Physical inactivity among girls is associated with a range of outcomes from obesity and low self-esteem to poor educational attainment. With school sport playing a key role in shaping attitudes to health and fitness, it's crucial that we get this right. The biggest challenge is to ensure that every child is fit and active, and we call on the government to make sure that girls (and boys) have the opportunity to try as many different sports and ways to be active as possible.
Sue Tibballs
Chief executive, Women's Sport and Fitness Foundation

• The news that half of all seven-year-olds exercise less than the recommended hour per day confirms that children spend too long at screens and not long enough outdoors. I agree with Simon Gillespie, chief executive of the British Heart Foundation, who last week recommended a return to an "outdoors childhood" as a way to combat rising childhood obesity and poor general health. Kids who spend time playing outdoors are happier and healthier.
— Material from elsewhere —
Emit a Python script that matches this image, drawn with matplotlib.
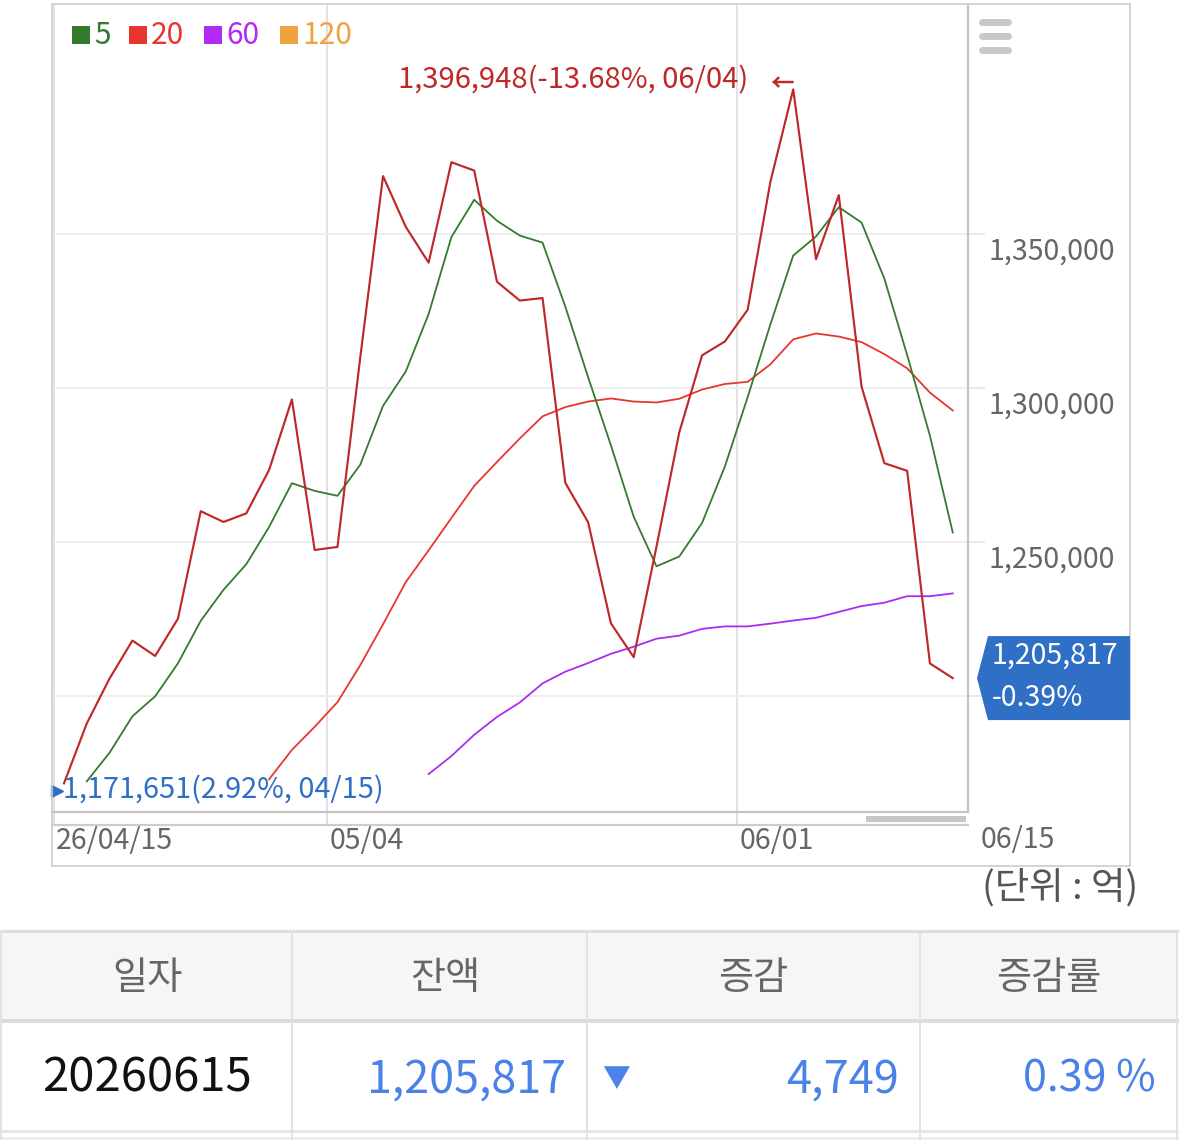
import numpy as np
import matplotlib
matplotlib.use("Agg")
import matplotlib.pyplot as plt
import matplotlib.transforms as mtrans
from matplotlib.patches import Rectangle, Polygon
from matplotlib.lines import Line2D

plt.rcParams['font.family'] = ['Noto Sans CJK KR', 'DejaVu Sans']

# ---------------- data ----------------
balance = [1171651, 1191100, 1205700, 1218000, 1213000, 1225100, 1260000, 1256500,
           1259300, 1273400, 1296300, 1247400, 1248400, 1309900, 1368800, 1352300,
           1340700, 1373300, 1370600, 1334500, 1328400, 1329200, 1269200, 1256400,
           1223600, 1212600, 1248500, 1285600, 1310600, 1315100, 1325400, 1367000,
           1396948, 1341800, 1362600, 1300400, 1275600, 1273100, 1210566, 1205817]
nan = np.nan
ma5 = [nan, 1172300, 1181600, 1193400, 1199900, 1210600, 1224400, 1234500,
       1242800, 1254900, 1269100, 1266600, 1265000, 1275100, 1294200, 1305400,
       1324000, 1349000, 1361100, 1354300, 1349500, 1347200, 1326400, 1303500,
       1281400, 1258200, 1242100, 1245300, 1256200, 1274500, 1297000, 1320700,
       1343000, 1349200, 1358700, 1353700, 1335500, 1310700, 1284500, 1253100]
ma20 = [nan] * 9 + [1172950, 1182500, 1190000, 1198000, 1210000, 1223300, 1237000,
                    1247300, 1257800, 1268200, 1276000, 1283600, 1290800, 1293800,
                    1295600, 1296600, 1295600, 1295300, 1296500, 1299500, 1301300,
                    1302000, 1307700, 1315800, 1317700, 1316700, 1314900, 1311000,
                    1306400, 1298500, 1292700]
ma60 = [nan] * 16 + [1174650, 1180500, 1187400, 1193200, 1197900, 1204100, 1207900,
                     1210700, 1213700, 1216000, 1218600, 1219600, 1221800, 1222600,
                     1222600, 1223500, 1224500, 1225400, 1227300, 1229200, 1230300,
                     1232400, 1232400, 1233300]
ma120 = [nan] * 40

legend_labels = ["5", "20", "60", "120"]
x_tick_idx = [0, 12, 30]
x_tick_labels = ["26/04/15", "05/04", "06/01"]
x_end_label = "06/15"
y_ticks = [1200000, 1250000, 1300000, 1350000]
y_tick_labels = ["", "1,250,000", "1,300,000", "1,350,000"]  # 1,200,000 sits under the value box

max_label = "1,396,948(-13.68%, 06/04)"
min_label = "1,171,651(2.92%, 04/15)"
last_label = ["1,205,817", "-0.39%"]
unit_label = "(단위 : 억)"
table_header = ["일자", "잔액", "증감", "증감률"]
table_row = ["20260615", "1,205,817", "4,749", "0.39 %"]

# ---------------- style ----------------
C_MAIN = '#bf2828'
C_MA5 = '#357a2f'
C_MA20 = '#e8362f'
C_MA60 = '#aa2cf2'
C_MA120 = '#f0a23e'
LEG_COLORS = ['#357a2f', '#e83530', '#b02cf5', '#f0a23e']
C_BLUE = '#2f6fc6'
C_TBL_BLUE = '#4a82e8'

W, H = 1179, 1140
fig = plt.figure(figsize=(W / 100, H / 100), dpi=100)
px = mtrans.Affine2D().scale(1 / W, -1 / H).translate(0, 1) + fig.transFigure

L, R, T, B = 52, 968, 5, 812
ax = fig.add_axes([L / W, 1 - B / H, (R - L) / W, (B - T) / H])
x = np.arange(len(balance))
ax.plot(x, ma120, color=C_MA120, lw=1.3, zorder=2)
ax.plot(x, ma60, color=C_MA60, lw=1.3, zorder=3)
ax.plot(x, ma20, color=C_MA20, lw=1.3, zorder=4)
ax.plot(x, ma5, color=C_MA5, lw=1.3, zorder=5)
ax.plot(x, balance, color=C_MAIN, lw=1.55, zorder=6)
ax.set_xlim(-0.527, 39.67)
ax.set_ylim(1162340, 1424350)

for s in ['top', 'left']:
    ax.spines[s].set_visible(False)
for s in ['right', 'bottom']:
    ax.spines[s].set_color('#c4c4c4')
    ax.spines[s].set_linewidth(1.6)

# y axis on the right
ax.yaxis.tick_right()
ax.set_yticks(y_ticks)
ax.set_yticklabels(y_tick_labels)
ax.tick_params(axis='y', length=12, width=1.2, color='#e4e4e4', labelsize=20.5,
               labelcolor='#666666', pad=3)
yoff = mtrans.ScaledTranslation(0, -14 / 100, fig.dpi_scale_trans)
for lbl in ax.get_yticklabels():
    lbl.set_transform(lbl.get_transform() + yoff)

# x axis
ax.set_xticks([i - 0.45 for i in x_tick_idx])
ax.set_xticklabels(x_tick_labels)
ax.tick_params(axis='x', length=9.4, width=1.3, color='#dcdcdc', labelsize=20.5,
               labelcolor='#666666', pad=0.5)
xoff = mtrans.ScaledTranslation(2 / 100, 0, fig.dpi_scale_trans)
for lbl in ax.get_xticklabels():
    lbl.set_ha('left')
    lbl.set_transform(lbl.get_transform() + xoff)

ax.grid(axis='y', color='#eeeeee', lw=1.4)
ax.grid(axis='x', color='#e2e2e2', lw=1.4)
ax.set_axisbelow(True)

ax.text(1.0 + 13 / (R - L), -13 / (B - T), x_end_label, transform=ax.transAxes,
        ha='left', va='top', fontsize=20.5, color='#666666')

# navigator
fig.add_artist(Line2D([L, R], [825, 825], transform=px, color='#cccccc', lw=1.6))
fig.add_artist(Rectangle((866, 816), 100, 6, transform=px, color='#c6c6c6', lw=0))
# outer border
fig.add_artist(Rectangle((52, 4), 1078, 862, transform=px, fill=False,
                         edgecolor='#cccccc', lw=1.2))

# legend
leg_sq_x = [72, 129, 204, 280]
for lx, lab, col in zip(leg_sq_x, legend_labels, LEG_COLORS):
    fig.add_artist(Rectangle((lx, 26), 18, 18, transform=px, color=col, lw=0))
    fig.text(lx + 22, 36, lab, transform=px, ha='left', va='center',
             fontsize=21.5, color=col)

# menu icon
for yy in [21.5, 35.5, 49.5]:
    fig.add_artist(Line2D([982, 1008], [yy, yy], transform=px, color='#c8c8c8',
                          lw=5, solid_capstyle='round'))

# max / min annotations
imax = int(np.argmax(balance))
imin = int(np.argmin(balance))
ax.annotate(max_label, xy=(imax, balance[imax]), xytext=(-45 * 0.72, 9 * 0.72),
            textcoords='offset points', ha='right', va='center', fontsize=21,
            color=C_MAIN, zorder=10)
ax.annotate('←', xy=(imax, balance[imax]), xytext=(-11 * 0.72, 5 * 0.72),
            textcoords='offset points', ha='center', va='center', fontsize=17,
            fontweight='bold', color=C_MAIN, zorder=10)
ax.annotate(min_label, xy=(imin, balance[imin]), xytext=(-1 * 0.72, -7 * 0.72),
            textcoords='offset points', ha='left', va='center', fontsize=20.8,
            color=C_BLUE, zorder=10)
moff = mtrans.ScaledTranslation(-7 / 100, -8 / 100, fig.dpi_scale_trans)
ax.plot([imin], [balance[imin]], marker='>', ms=8, color=C_BLUE, clip_on=False,
        transform=ax.transData + moff, zorder=10)

# last value box
fig.canvas.draw()
y_last = H - ax.transData.transform((len(balance) - 1, balance[-1]))[1]
box = Polygon([(977, y_last), (988, y_last - 42), (1130, y_last - 42),
               (1130, y_last + 42), (988, y_last + 42)], closed=True,
              transform=px, facecolor=C_BLUE, edgecolor='none', zorder=20)
fig.add_artist(box)
fig.text(992, y_last - 22, last_label[0], transform=px, ha='left', va='center',
         fontsize=20.5, color='white', zorder=21)
fig.text(992, y_last + 20, last_label[1], transform=px, ha='left', va='center',
         fontsize=20.5, color='white', zorder=21)

# unit label
fig.text(1138, 888, unit_label, transform=px, ha='right', va='center',
         fontsize=27, color='#555555')

# table
fig.add_artist(Rectangle((0, 932), 1177, 88, transform=px, facecolor='#f6f6f6',
                         edgecolor='none'))
fig.add_artist(Line2D([0, 1177], [931, 931], transform=px, color='#dedede', lw=2.2))
fig.add_artist(Line2D([0, 1177], [1021, 1021], transform=px, color='#dcdcdc', lw=2.8))
fig.add_artist(Line2D([0, 1177], [1131, 1131], transform=px, color='#e6e6e6', lw=2.0))
fig.add_artist(Line2D([0, 1177], [1137.5, 1137.5], transform=px, color='#ececec', lw=2.0))
for cx in [1, 292, 587, 920, 1177]:
    fig.add_artist(Line2D([cx, cx], [932, 1140], transform=px, color='#e2e2e2', lw=1.4))

for cx, txt in zip([147, 445, 753, 1049], table_header):
    fig.text(cx, 978, txt, transform=px, ha='center', va='center', fontsize=27.5,
             color='#666666')

fig.text(147, 1078, table_row[0], transform=px, ha='center', va='center',
         fontsize=34, color='#111111')
fig.text(566, 1080, table_row[1], transform=px, ha='right', va='center',
         fontsize=32.3, color=C_TBL_BLUE)
fig.text(616, 1079, '▼', transform=px, ha='center', va='center',
         fontsize=20, color=C_TBL_BLUE)
fig.text(899, 1080, table_row[2], transform=px, ha='right', va='center',
         fontsize=32.5, color=C_TBL_BLUE)
fig.text(1156, 1080, table_row[3], transform=px, ha='right', va='center',
         fontsize=31, color=C_TBL_BLUE)

fig.savefig("out.png", dpi=100)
Having interviewed over 100 families over the past three years making Project Wild Thing, a documentary about children's failing connection to nature, I believe the big question is what we can do to ensure children spend more time outside. The evidence is now overwhelming that an indoor existence damages children and society. Are we prepared to limit traffic, tone down shrill news about stranger danger, relax health and safety regulations, and open up the countryside to families? If not, we should expect to produce more sickly, unhappy children.
David Bond
London

• There is no doubt that physical activity has the potential to bring a wide range of health benefits. Liam Donaldson the former chief medical officer, went so far as to say if there was such a medication it would be regarded as a wonder drug. However, your subheadline makes a misleading link to obesity, which is far less clear. The key determinant in obesity is diet, and it would have been more powerful to make the connection with Gove's antipathy to improving school meals and the government's pathological fear of regulating the food industry. Taken together, diet and physical activity have the potential to save many lives and billions of pounds.